The first step must be for the ANC to be pushed well below 50% in the 2024 election. Turkeys do not vote for Christmas. The ANC is unlikely to hold a referendum which might lead to far-reaching electoral reform.

It is unlikely that the ANC will vote for radical electoral reform unless it is hard pushed to do so. It is at present working hard to minimise the impact of allowing independent candidates to stand in elections, as required by a ruling of the Constitutional Court.

Second, there needs to be a binding commitment by opposition parties to electoral reform and how to bring it about. Presuming that the ANC receives well below 50% in the 2024 election, this commitment must be a condition of any coalition agreement formed between political parties forming a government.

Third, there should be a repeat of the 2003 Van Zyl Slabbert Commission to consider electoral alternatives. Such a commission should be composed in such a way to earn the trust of both politicians and voters.

Its deliberations need not take much time, as the commission has already discussed the fundamental principles involved. It also ran a survey which – rather than asking respondents directly what electoral system they favoured – asked them what values they wanted an electoral system to express, values like fairness, equality and accountability.

Fourth, the recommendations of such a commission would need to be accepted and implemented by parliament. This is where any coalition agreement should kick in. Perhaps such a coalition agreement might require that, in the event of a serious disagreement about electoral reform, the matter should be referred to the Constitutional Court.

What issues should the people decide?

This leaves open the issue of whether, following the approval or defeat of a bill to implement electoral reform, the outcome should be referred to the electorate in a referendum.

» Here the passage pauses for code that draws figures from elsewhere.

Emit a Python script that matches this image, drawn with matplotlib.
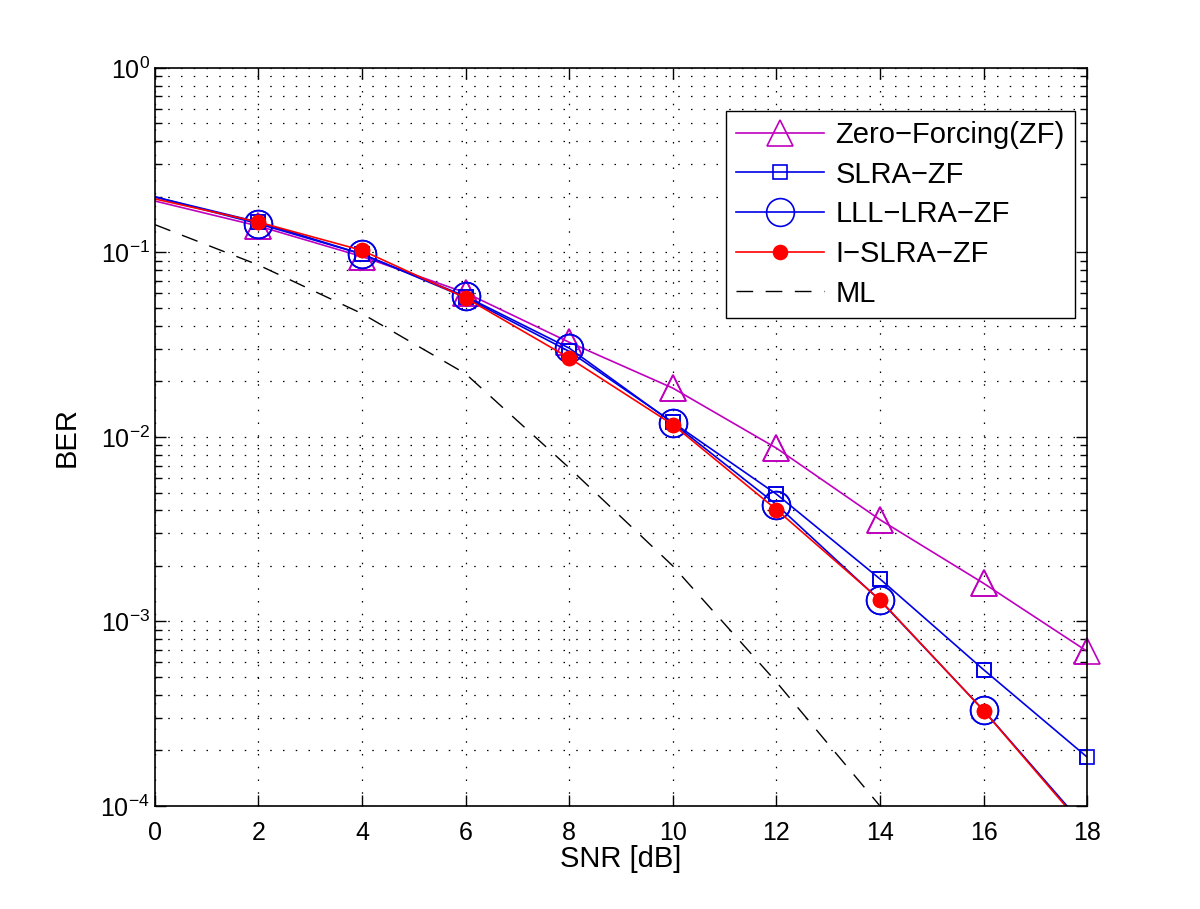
import numpy as np
import matplotlib
matplotlib.use("Agg")
import matplotlib.pyplot as plt
from matplotlib.ticker import LogLocator, NullFormatter

plt.rcParams['font.family'] = ['Liberation Sans', 'DejaVu Sans']
plt.rcParams['mathtext.fontset'] = 'custom'
plt.rcParams['mathtext.rm'] = 'Liberation Sans'

# data
snr = [0, 2, 4, 6, 8, 10, 12, 14, 16, 18]
ber_zf = [0.19, 0.139, 0.095, 0.0605, 0.0326, 0.0184, 0.0087, 0.00356, 0.00161, 0.000689]
ber_slra = [0.20, 0.146, 0.098, 0.057, 0.0291, 0.0120, 0.0049, 0.0017, 0.000548, 0.000184]
ber_lll = [0.20, 0.143, 0.098, 0.0578, 0.0303, 0.0119, 0.0043, 0.0013, 0.00033, 7.5e-5]
ber_islra = [0.195, 0.146, 0.1026, 0.0567, 0.0268, 0.01166, 0.00404, 0.00131, 0.000329, 7.3e-5]
snr_ml = [0, 2, 4, 6, 8, 10, 12, 14, 16]
ber_ml = [0.1415, 0.0855, 0.0466, 0.022, 0.0068, 0.0020, 0.00047, 0.0001, 1.8e-5]

magenta = (0.75, 0.0, 0.75)
blue = (0.0, 0.0, 0.9)

fig = plt.figure(figsize=(12, 9.09), dpi=100)
ax = fig.add_axes([0.129, 0.1133, 0.777, 0.812])

mk = list(range(1, len(snr)))
styles = [
    (ber_zf, magenta, '^', 19, 'none', 'Zero\u2212Forcing(ZF)'),
    (ber_slra, blue, 's', 10, 'none', 'SLRA\u2212ZF'),
    (ber_lll, blue, 'o', 20, 'none', 'LLL\u2212LRA\u2212ZF'),
    (ber_islra, 'red', 'o', 10, 'red', 'I\u2212SLRA\u2212ZF'),
]
for ys, c, m, ms, fc, lab in styles:
    ax.plot(snr, ys, color=c, lw=1.2, marker=m, ms=ms, mfc=fc, mec=c,
            mew=1.2, markevery=mk, label=lab)
    # markers on the frame are not cut off (as in MATLAB)
    xs = [x for x, y in zip(snr[1:], ys[1:]) if y >= 1e-4]
    yv = [y for y in ys[1:] if y >= 1e-4]
    ax.plot(xs, yv, ls='none', marker=m, ms=ms, mfc=fc, mec=c, mew=1.2,
            clip_on=False)

ml, = ax.plot(snr_ml, ber_ml, color='black', lw=1.0, label='ML')
ml.set_dashes((12, 9))

ax.set_yscale('log')
ax.set_xlim(0, 18)
ax.set_ylim(1e-4, 1)
ax.set_xticks(range(0, 19, 2))
ax.yaxis.set_major_locator(LogLocator(base=10, numticks=10))
ax.yaxis.set_minor_locator(LogLocator(base=10, subs=np.arange(2, 10), numticks=20))
ax.yaxis.set_minor_formatter(NullFormatter())

dots = (0, (1.2, 9))
ax.grid(True, which='major', color='black', linestyle=dots, linewidth=0.9)
ax.grid(True, which='minor', axis='y', color='black', linestyle=dots, linewidth=0.9)

ax.tick_params(which='both', direction='in', top=True, right=True, labelsize=18)
ax.tick_params(axis='x', pad=11)
ax.tick_params(which='major', length=8, width=1)
ax.tick_params(which='minor', length=5, width=1)
for s in ax.spines.values():
    s.set_linewidth(1.2)

ax.set_xlabel('SNR [dB]', fontsize=21, labelpad=0)
ax.set_ylabel('BER', fontsize=21, labelpad=14)

leg = ax.legend(loc='upper right', bbox_to_anchor=(0.987, 0.942), fontsize=21,
                fancybox=False, framealpha=1, edgecolor='black',
                handlelength=3.0, labelspacing=0.4, borderpad=0.35,
                handletextpad=0.4, borderaxespad=0)
leg.get_frame().set_linewidth(1.0)

fig.savefig('out.png', dpi=100)
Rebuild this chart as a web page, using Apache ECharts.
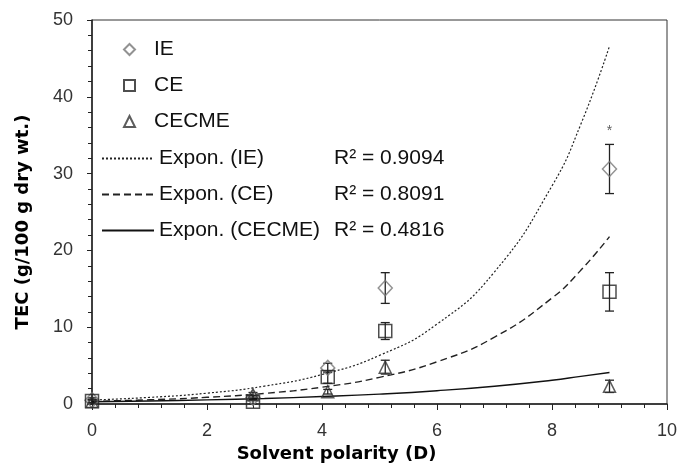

It needs to be clear as to why, if parliament has made a decision, the matter should be referred to a referendum. Perhaps it should. Perhaps this would be a way of making South Africa’s democracy more direct, and its politicians more accountable.

But if the form of an electoral system can be referred to the electorate in a referendum, why not capital punishment? And why not abortion? Or LGBTIQ rights?

Care is needed. A referendum may well have a place in the country’s democracy, but beware – it may release a host of problems.